Data Processing

Main Workflow

File: main.nf The main workflow handles channel processing and parallel execution. It automatically detects input data types (Illumina, Nanopore, or pre-annotated VCF) and routes them to the dedicated sub-workflows. All inputs are processed concurrently.

Nanopore (Long-Read) Workflow

File: nanopore.nf For Oxford Nanopore Technologies (ONT) sequencing data

  1. Quality Control:

    • Tool: FastQC

    • Metrics: Per-sample quality, GC content, per-base sequence quality, and N-content.

  2. Trimming

    • Tool: Chopper

    • Function: Filters reads based on average quality and minimum length.

    • Parameters: min_q = 10, min_l = 500.

  3. Alignment:

    • Tool: Minimap2

    • Reference: M. tuberculosis H37Rv (NC_000962.3).

  4. Variant Calling:

    • Tool: Medaka

    • Model: r941_e81_sup_variant_g514

  5. Filtering:

    • Region Filter: Excludes repetitive regions (PE/PPE genes).

    • Type Filter: SNPs and Indels only.

    • Depth Filter: Minimum coverage (DP) ≥ 5x.

    • Quality Filter: Genotype Quality (GQ) ≥ 20.

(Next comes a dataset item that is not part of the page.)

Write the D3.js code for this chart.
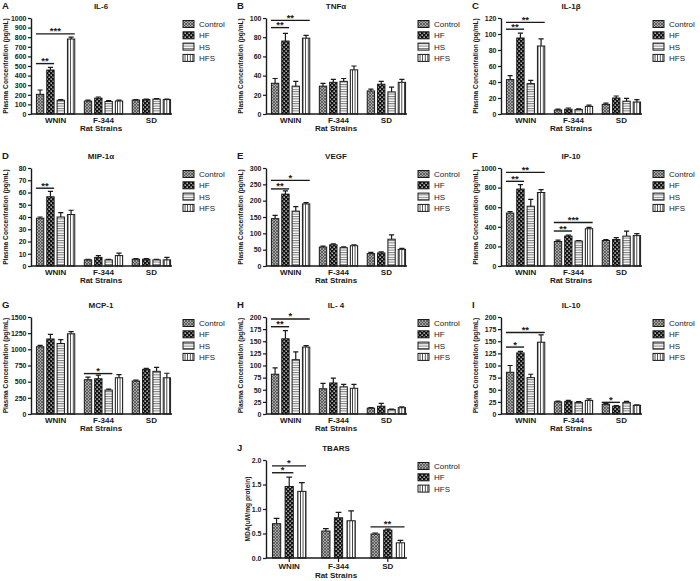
<!DOCTYPE html>
<html><head><meta charset="utf-8">
<script src="https://cdn.jsdelivr.net/npm/d3@7"></script>
<style>body{margin:0;background:#fff}svg{display:block;font-family:"Liberation Sans",Arial,sans-serif}</style>
</head><body><svg id="c" width="700" height="581"></svg>
<script>
const strains = ["WNIN","F-344","SD"];
const series4 = ["Control","HF","HS","HFS"];
const series3 = ["Control","HF","HFS"];

const il6Mean = [[205,458,143,781],[135,165,130,135],[145,150,155,150]];
const il6Err  = [[45,28,6,20],[10,12,10,10],[5,5,5,5]];
const il6Sig  = [[0,0,1,525,"**"],[0,0,3,835,"***"]];

const tnfMean = [[32,76,29,79],[29,33,34,46],[24,31,23,33]];
const tnfErr  = [[5,8,5,3],[3,3,3,4],[2,3,5,3]];
const tnfSig  = [[0,0,1,90,"**"],[0,0,3,97.5,"**"]];

const il1bMean = [[43,95,38,85],[5,6,5.5,9.5],[12,20,16,15]];
const il1bErr  = [[5,6,4,9],[1,1.5,1,1.5],[1.5,2.5,3.5,3]];
const il1bSig  = [[0,0,1,106,"**"],[0,0,3,114.5,"**"]];

const mipMean = [[39,56.5,40,42],[5,7,5,8.5],[5.5,5.5,5,5]];
const mipErr  = [[1,4.5,3.5,3.5],[0.5,1.5,0.5,2],[0.5,0.5,0.5,2]];
const mipSig  = [[0,0,1,63.5,"**"]];

const vegfMean = [[145,220,168,190],[58,65,56,62],[38,40,82,51]];
const vegfErr  = [[10,10,14,4],[3,3,3,3],[4,3,13,3]];
const vegfSig  = [[0,0,1,236,"**"],[0,0,3,262,"*"]];

const ip10Mean = [[540,785,610,750],[250,305,255,380],[260,270,305,310]];
const ip10Err  = [[15,45,70,30],[15,10,5,15],[10,20,50,20]];
const ip10Sig  = [[0,0,1,864,"**"],[0,0,3,955,"**"],[1,0,1,357,"**"],[1,0,3,444,"***"]];

const mcpMean = [[1040,1160,1090,1240],[530,545,370,560],[510,690,660,560]];
const mcpErr  = [[20,70,60,35],[40,55,15,50],[15,15,60,70]];
const mcpSig  = [[1,0,2,625,"*"]];

const il4Mean = [[82,155,112,138],[52,64,56,53],[12,16,9,13]];
const il4Err  = [[13,17,16,3],[11,10,5,8],[1,6,1,2]];
const il4Sig  = [[0,0,1,180,"**"],[0,0,3,196,"*"]];

const il10Mean = [[86,126,75,148],[25,26,24,28],[20,16,24,18]];
const il10Err  = [[14,3,7,15],[1.5,2,1.5,3],[1.5,1.5,2,1]];
const il10Sig  = [[0,0,1,138,"*"],[0,0,3,168,"**"],[2,0,1,24,"*"]];

const tbarsMean = [[0.70,1.46,1.36],[0.55,0.82,0.76],[0.49,0.57,0.31]];
const tbarsErr  = [[0.11,0.19,0.18],[0.05,0.11,0.20],[0.02,0.02,0.05]];
const tbarsSig  = [[0,0,1,1.74,"*"],[0,0,2,1.88,"*"],[2,0,2,0.635,"**"]];

const yLabelConc = "Plasma Concentration (pg/mL)";
const yLabelMDA = "MDA(uM/mg protein)";

const panels = [
  {letter:"A", title:"IL-6", mean:il6Mean, err:il6Err, sig:il6Sig, max:1000, step:100, series:series4, yl:yLabelConc},
  {letter:"B", title:"TNFα", mean:tnfMean, err:tnfErr, sig:tnfSig, max:100, step:20, series:series4, yl:yLabelConc},
  {letter:"C", title:"IL-1β", mean:il1bMean, err:il1bErr, sig:il1bSig, max:120, step:20, series:series4, yl:yLabelConc},
  {letter:"D", title:"MIP-1α", mean:mipMean, err:mipErr, sig:mipSig, max:80, step:10, series:series4, yl:yLabelConc},
  {letter:"E", title:"VEGF", mean:vegfMean, err:vegfErr, sig:vegfSig, max:300, step:50, series:series4, yl:yLabelConc},
  {letter:"F", title:"IP-10", mean:ip10Mean, err:ip10Err, sig:ip10Sig, max:1000, step:200, series:series4, yl:yLabelConc},
  {letter:"G", title:"MCP-1", mean:mcpMean, err:mcpErr, sig:mcpSig, max:1500, step:250, series:series4, yl:yLabelConc},
  {letter:"H", title:"IL- 4", mean:il4Mean, err:il4Err, sig:il4Sig, max:200, step:25, series:series4, yl:yLabelConc},
  {letter:"I", title:"IL-10", mean:il10Mean, err:il10Err, sig:il10Sig, max:200, step:25, series:series4, yl:yLabelConc},
  {letter:"J", title:"TBARS", mean:tbarsMean, err:tbarsErr, sig:tbarsSig, max:2, step:0.5, series:series3, yl:yLabelMDA, fmt:".1f", j:true}
];
// layout
const colX = [0,235,470];
const rowTop = [18,168,317,460];
const rowBot = [114,266,414,558];
const cells = [[0,0],[1,0],[2,0],[0,1],[1,1],[2,1],[0,2],[1,2],[2,2],[1,3]];

const svg = d3.select("#c");
const defs = svg.append("defs");
// patterns
const pc = defs.append("pattern").attr("id","p-Control").attr("patternUnits","userSpaceOnUse").attr("width",3).attr("height",3);
pc.append("rect").attr("width",3).attr("height",3).attr("fill","#a8a8a8");
pc.append("path").attr("d","M0,0L3,3M3,0L0,3").attr("stroke","#444").attr("stroke-width",0.7);
const ph = defs.append("pattern").attr("id","p-HF").attr("patternUnits","userSpaceOnUse").attr("width",4).attr("height",4);
ph.append("rect").attr("width",4).attr("height",4).attr("fill","#111");
ph.append("rect").attr("x",0.5).attr("y",0.5).attr("width",1.3).attr("height",1.3).attr("fill","#fff");
ph.append("rect").attr("x",2.5).attr("y",2.5).attr("width",1.3).attr("height",1.3).attr("fill","#fff");
const ps = defs.append("pattern").attr("id","p-HS").attr("patternUnits","userSpaceOnUse").attr("width",3).attr("height",2.4);
ps.append("rect").attr("width",3).attr("height",2.4).attr("fill","#fff");
ps.append("rect").attr("width",3).attr("height",1).attr("fill","#777");
const pf = defs.append("pattern").attr("id","p-HFS").attr("patternUnits","userSpaceOnUse").attr("width",2.6).attr("height",3);
pf.append("rect").attr("width",2.6).attr("height",3).attr("fill","#fff");
pf.append("rect").attr("width",0.8).attr("height",3).attr("fill","#222");

const ink = "#1a1a1a";

panels.forEach((p,i)=>{
  const [c,r] = cells[i];
  const ox = colX[c], top = rowTop[r], bot = rowBot[r];
  const g = svg.append("g").attr("transform",`translate(${ox},0)`);
  const x0 = 31, x1 = 172;
  const xs = d3.scaleBand().domain(strains).range([35,172])
    .paddingInner(p.j?0.32:0.2).paddingOuter(p.j?0.05:0.03);
  const xi = d3.scaleBand().domain(p.series).range([0,xs.bandwidth()]).paddingInner(p.j?0.35:0.29);
  const y = d3.scaleLinear().domain([0,p.max]).range([bot,top]);

  // letter & title
  g.append("text").attr("x",2).attr("y",top-9).attr("font-size",9.5).attr("font-weight","bold").attr("fill",ink).text(p.letter);
  g.append("text").attr("x",101).attr("y",top-9.5).attr("text-anchor","middle").attr("font-size",8).attr("font-weight","bold").attr("fill",ink).text(p.title);

  // y axis
  const ticks = d3.range(0,p.max+p.step/2,p.step);
  const ya = d3.axisLeft(y).tickValues(ticks).tickSize(3).tickPadding(1.5).tickSizeOuter(0);
  if(p.fmt) ya.tickFormat(d3.format(p.fmt)); else ya.tickFormat(d3.format("d"));
  const yg = g.append("g").attr("transform",`translate(${x0},0)`).call(ya);
  yg.select(".domain").attr("stroke",ink).attr("stroke-width",1.4);
  yg.selectAll(".tick line").attr("stroke",ink).attr("stroke-width",1.2);
  yg.selectAll(".tick text").attr("font-size",7).attr("font-weight","bold").attr("fill",ink).attr("font-family","Liberation Sans, Arial, sans-serif");

  // y label
  g.append("text").attr("transform",`translate(${p.j?15:8},${(top+bot)/2}) rotate(-90)`)
    .attr("text-anchor","middle").attr("font-size",6.6).attr("font-weight","bold").attr("fill",ink).text(p.yl);

  // bars
  const data = [];
  strains.forEach((s,gi)=>p.series.forEach((k,si)=>data.push({s,k,v:p.mean[gi][si],e:p.err[gi][si]})));
  const bg = g.append("g");
  bg.selectAll("rect").data(data).join("rect")
    .attr("x",d=>xs(d.s)+xi(d.k)).attr("width",xi.bandwidth())
    .attr("y",d=>y(d.v)).attr("height",d=>bot-y(d.v))
    .attr("fill",d=>`url(#p-${d.k})`).attr("stroke",ink).attr("stroke-width",1);
  // error bars
  const cw = xi.bandwidth()*0.7;
  bg.selectAll("path.err").data(data).join("path").attr("class","err")
    .attr("d",d=>{const cx=xs(d.s)+xi(d.k)+xi.bandwidth()/2; const yt=y(d.v+d.e), yb=y(d.v);
      return `M${cx},${yb}V${yt}M${cx-cw/2},${yt}H${cx+cw/2}`;})
    .attr("stroke",ink).attr("stroke-width",1.2).attr("fill","none");

  // x axis
  const xa = d3.axisBottom(xs).tickSize(p.j?4:0).tickPadding(p.j?1:3);
  const xg = g.append("g").attr("transform",`translate(0,${bot})`).call(xa);
  xg.select(".domain").remove();
  xg.selectAll(".tick line").attr("stroke",ink).attr("stroke-width",1.2);
  xg.selectAll(".tick text").attr("font-size",8).attr("font-weight","bold").attr("fill",ink).attr("font-family","Liberation Sans, Arial, sans-serif");
  g.append("line").attr("x1",x0).attr("x2",x1).attr("y1",bot).attr("y2",bot).attr("stroke",ink).attr("stroke-width",1.4);
  g.append("text").attr("x",101).attr("y",bot+(p.j?20:17)).attr("text-anchor","middle").attr("font-size",8).attr("font-weight","bold").attr("fill",ink).text("Rat Strains");

  // significance
  p.sig.forEach(([gi,a,b,v,lab])=>{
    const xa1 = xs(strains[gi])+xi(p.series[a])-0.5;
    const xb1 = xs(strains[gi])+xi(p.series[b])+xi.bandwidth();
    g.append("line").attr("x1",xa1).attr("x2",xb1).attr("y1",y(v)).attr("y2",y(v)).attr("stroke",ink).attr("stroke-width",1.4);
    g.append("text").attr("x",(xa1+xb1)/2).attr("y",y(v)+0.5).attr("text-anchor","middle").attr("font-size",9.5).attr("font-weight","bold").attr("fill",ink).text(lab);
  });

  // legend
  const lg = g.append("g");
  p.series.forEach((k,si)=>{
    const cy = top+6+si*11.3;
    lg.append("rect").attr("x",183).attr("y",cy-3.5).attr("width",11).attr("height",7).attr("fill",`url(#p-${k})`).attr("stroke",ink).attr("stroke-width",1);
    lg.append("text").attr("x",199).attr("y",cy+3).attr("font-size",8).attr("fill","#222").text(k);
  });
});
</script></body></html>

Illumina (Short-Read) Workflow

File: illumina.nf For Illumina paired-end sequencing data

  1. Quality Control:

    • Tool: FastQC

    • Metrics: Per-sample quality, GC content, per-base sequence quality, and N-content.

  2. Trimming

    • Tool: Trimmomatic

    • Function: Quality trimming.

    • Settings: Leading/Trailing quality cutoff (3), Sliding Window quality cutoff (4:20), and minimum length (36 bp).

  3. Alignment:

    • Tool: BWA-MEM2

    • Reference: M. tuberculosis H37Rv (NC_000962.3).

  4. Variant Calling:

    • Tool: GATK HaplotypeCaller

  5. Filtering:

    • Region Filter: Excludes repetitive regions (PE/PPE genes).

    • Type Filter: SNPs and Indels only.

    • Depth Filter: Minimum coverage (DP) ≥ 5x.

    • Quality Filter: Genotype Quality (GQ) ≥ 20.

VCF Workflow

File: vcf.nf For pre-annotated/raw variant files

  1. Normalization:

    • Tool: bcftools norm

  2. Filtering:

    • Region Filter: Excludes repetitive regions (PE/PPE genes).

    • Type Filter: SNPs and Indels only.

    • Depth Filter: Minimum coverage (DP) ≥ 5x.

    • Quality Filter: Genotype Quality (GQ) ≥ 20.

Variant Annotation

Tool: bcftools Variants are matched with data from the WHO TB mutation database to assign drug resistance. Annotated Fields:

  • GENE: The gene affected by the variant.

  • DRUG: Antibiotics associated with resistance.

  • EFFECT: Predicted molecular effect (e.g., missense, frameshift).

  • WHO_CLASSIFICATION: Confidence level of resistance association (e.g., “Assoc w R”).

Lineage Classification

Determines the M. tuberculosis lineage based on specific SNP barcodes.

  1. SNP Extraction:

    • Extracts variants from the VCF that overlap with known lineage markers defined in the BED file.

  2. Classification Algorithm:

    • Scoring: Calculates the percentage of matching SNPs for each lineage.

    • Confidence Thresholds:

      • High: Score ≥ 80% matching SNPs and matched >= 3.

      • Medium: Score ≥ 60% matching SNPs and matched >= 2.

      • Low: Does not meet criteria.

FHIR Converter

Converts annotated variant calling data into HL7 FHIR R4 standard resources.

  1. Input Parsing: Reads annotated VCFs and Lineage JSON results.

  2. Mapping:

    • Drugs: Mapped to SNOMED CT codes.

    • Variants: Mapped to HGVS nomenclature.

    • Observations: Uses LOINC codes.

  3. Resource Creation:

    • Generates Variant Observation, Drug Susceptibility Observation, and Lineage Observation resources and embeds WHO classification resistance data.

    • Generates DiagnosticReport resource for the conclusion from all variants (e.g., MDR-TB, XDR-TB).

Upload to FHIR Server

File: upload_fhir.nf For uploading FHIR Genomics bundle with clinical metadata. Must grant bearer token first using scripts/get_access_token.py and fill the clinical metadata on each metadata csv (patient, organization, and practitioner).

Workflow Parameter

nextflow.config defines all input files, directories, versioning, and specific tool parameters, relative to the base directory ($baseDir).